Pull each line holding "this" out of the entries below.

>> begin Given information

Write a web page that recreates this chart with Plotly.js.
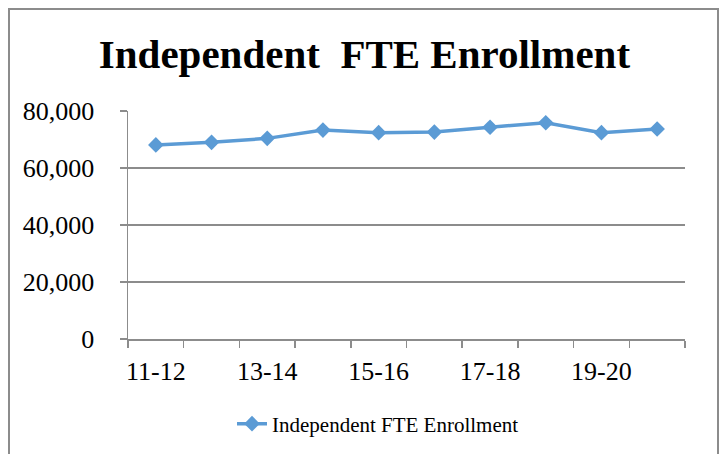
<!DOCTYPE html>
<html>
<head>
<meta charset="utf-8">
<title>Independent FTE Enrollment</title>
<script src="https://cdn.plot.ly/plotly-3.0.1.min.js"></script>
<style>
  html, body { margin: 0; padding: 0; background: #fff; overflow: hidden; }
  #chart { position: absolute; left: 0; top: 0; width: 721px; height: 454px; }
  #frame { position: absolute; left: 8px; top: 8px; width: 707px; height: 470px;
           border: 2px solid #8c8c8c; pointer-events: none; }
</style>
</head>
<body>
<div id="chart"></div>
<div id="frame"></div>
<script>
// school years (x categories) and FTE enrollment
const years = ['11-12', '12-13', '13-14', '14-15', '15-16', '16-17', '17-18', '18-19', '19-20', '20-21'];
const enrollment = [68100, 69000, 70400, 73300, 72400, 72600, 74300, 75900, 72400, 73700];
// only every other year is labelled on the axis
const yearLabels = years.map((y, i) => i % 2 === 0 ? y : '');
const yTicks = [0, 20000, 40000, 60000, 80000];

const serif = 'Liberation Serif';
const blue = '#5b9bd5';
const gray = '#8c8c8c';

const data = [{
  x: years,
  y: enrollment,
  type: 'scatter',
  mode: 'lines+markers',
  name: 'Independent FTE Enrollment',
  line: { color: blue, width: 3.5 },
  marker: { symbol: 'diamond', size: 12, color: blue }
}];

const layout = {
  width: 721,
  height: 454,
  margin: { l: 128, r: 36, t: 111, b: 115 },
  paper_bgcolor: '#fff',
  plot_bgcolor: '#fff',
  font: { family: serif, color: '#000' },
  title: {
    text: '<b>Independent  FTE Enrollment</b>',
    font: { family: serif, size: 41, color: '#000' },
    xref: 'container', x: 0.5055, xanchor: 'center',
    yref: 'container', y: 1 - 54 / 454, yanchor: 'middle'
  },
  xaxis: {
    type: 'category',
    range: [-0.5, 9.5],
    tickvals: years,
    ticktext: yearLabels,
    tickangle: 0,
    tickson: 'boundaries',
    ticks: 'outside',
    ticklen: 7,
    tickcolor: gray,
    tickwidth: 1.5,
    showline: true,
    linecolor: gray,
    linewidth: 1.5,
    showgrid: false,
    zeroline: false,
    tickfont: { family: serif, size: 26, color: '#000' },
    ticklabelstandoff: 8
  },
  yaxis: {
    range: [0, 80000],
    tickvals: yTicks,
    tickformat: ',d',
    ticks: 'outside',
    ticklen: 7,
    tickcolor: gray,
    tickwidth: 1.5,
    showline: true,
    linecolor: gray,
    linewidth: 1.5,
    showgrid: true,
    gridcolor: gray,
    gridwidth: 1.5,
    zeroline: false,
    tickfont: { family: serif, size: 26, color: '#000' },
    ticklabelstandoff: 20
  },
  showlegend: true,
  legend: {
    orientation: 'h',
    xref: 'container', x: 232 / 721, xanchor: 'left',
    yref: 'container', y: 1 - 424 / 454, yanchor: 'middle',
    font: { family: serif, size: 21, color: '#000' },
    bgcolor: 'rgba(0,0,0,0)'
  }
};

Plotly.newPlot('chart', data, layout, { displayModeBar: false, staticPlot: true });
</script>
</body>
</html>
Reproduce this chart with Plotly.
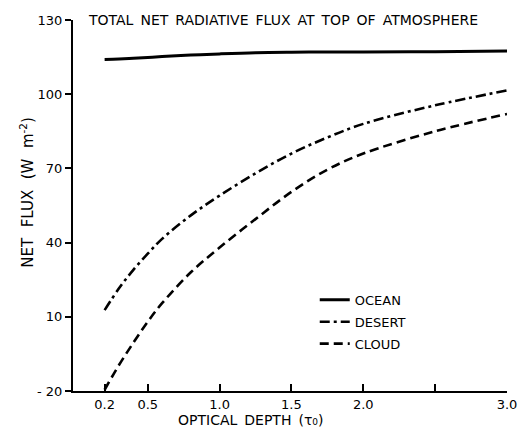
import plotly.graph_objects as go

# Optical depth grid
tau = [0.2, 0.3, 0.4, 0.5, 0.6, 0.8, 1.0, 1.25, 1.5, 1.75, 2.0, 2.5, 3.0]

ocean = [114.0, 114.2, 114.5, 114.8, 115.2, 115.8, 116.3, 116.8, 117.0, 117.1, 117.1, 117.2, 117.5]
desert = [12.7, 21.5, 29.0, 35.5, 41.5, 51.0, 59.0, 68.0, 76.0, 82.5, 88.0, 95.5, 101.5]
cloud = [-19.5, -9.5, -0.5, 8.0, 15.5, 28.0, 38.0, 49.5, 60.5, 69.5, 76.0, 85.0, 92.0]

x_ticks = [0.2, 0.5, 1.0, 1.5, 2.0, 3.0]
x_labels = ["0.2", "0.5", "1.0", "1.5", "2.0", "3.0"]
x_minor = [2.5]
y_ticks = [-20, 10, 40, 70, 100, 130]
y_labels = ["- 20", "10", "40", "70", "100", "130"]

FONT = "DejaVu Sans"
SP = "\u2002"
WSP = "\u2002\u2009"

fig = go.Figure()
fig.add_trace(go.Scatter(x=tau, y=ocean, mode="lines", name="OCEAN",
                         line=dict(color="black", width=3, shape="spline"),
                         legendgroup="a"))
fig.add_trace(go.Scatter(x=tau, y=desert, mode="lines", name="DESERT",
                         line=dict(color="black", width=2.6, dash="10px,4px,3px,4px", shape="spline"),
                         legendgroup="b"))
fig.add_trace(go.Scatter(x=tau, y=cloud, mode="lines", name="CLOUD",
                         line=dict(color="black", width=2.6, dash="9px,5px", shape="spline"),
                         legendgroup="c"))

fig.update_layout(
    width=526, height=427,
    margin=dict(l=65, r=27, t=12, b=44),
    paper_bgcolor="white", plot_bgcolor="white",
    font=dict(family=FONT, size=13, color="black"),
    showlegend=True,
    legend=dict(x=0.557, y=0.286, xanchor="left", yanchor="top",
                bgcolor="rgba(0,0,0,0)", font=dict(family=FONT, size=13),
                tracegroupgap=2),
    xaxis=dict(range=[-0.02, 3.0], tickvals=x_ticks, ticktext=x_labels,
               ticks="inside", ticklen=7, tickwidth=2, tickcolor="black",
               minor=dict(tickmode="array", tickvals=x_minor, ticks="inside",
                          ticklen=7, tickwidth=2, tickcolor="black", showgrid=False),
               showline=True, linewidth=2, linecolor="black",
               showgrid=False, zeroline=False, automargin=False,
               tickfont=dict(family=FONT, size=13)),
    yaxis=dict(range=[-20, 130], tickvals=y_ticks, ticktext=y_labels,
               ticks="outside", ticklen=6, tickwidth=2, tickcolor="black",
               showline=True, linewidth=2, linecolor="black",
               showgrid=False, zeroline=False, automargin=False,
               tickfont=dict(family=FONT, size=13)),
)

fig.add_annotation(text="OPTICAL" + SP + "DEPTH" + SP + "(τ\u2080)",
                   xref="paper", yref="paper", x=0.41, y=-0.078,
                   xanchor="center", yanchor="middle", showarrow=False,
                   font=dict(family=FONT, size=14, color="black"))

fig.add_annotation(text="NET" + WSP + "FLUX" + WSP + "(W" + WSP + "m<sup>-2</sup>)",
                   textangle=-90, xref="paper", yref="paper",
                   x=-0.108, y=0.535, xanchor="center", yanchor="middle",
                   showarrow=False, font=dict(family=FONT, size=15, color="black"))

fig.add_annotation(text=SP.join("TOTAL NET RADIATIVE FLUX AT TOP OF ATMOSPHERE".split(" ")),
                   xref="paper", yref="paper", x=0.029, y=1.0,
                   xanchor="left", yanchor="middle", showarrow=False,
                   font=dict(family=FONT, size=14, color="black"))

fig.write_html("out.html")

>> end Given information

Answer for the task
Write a web page that recreates this chart with Plotly.js.
Reproduce this chart with Plotly.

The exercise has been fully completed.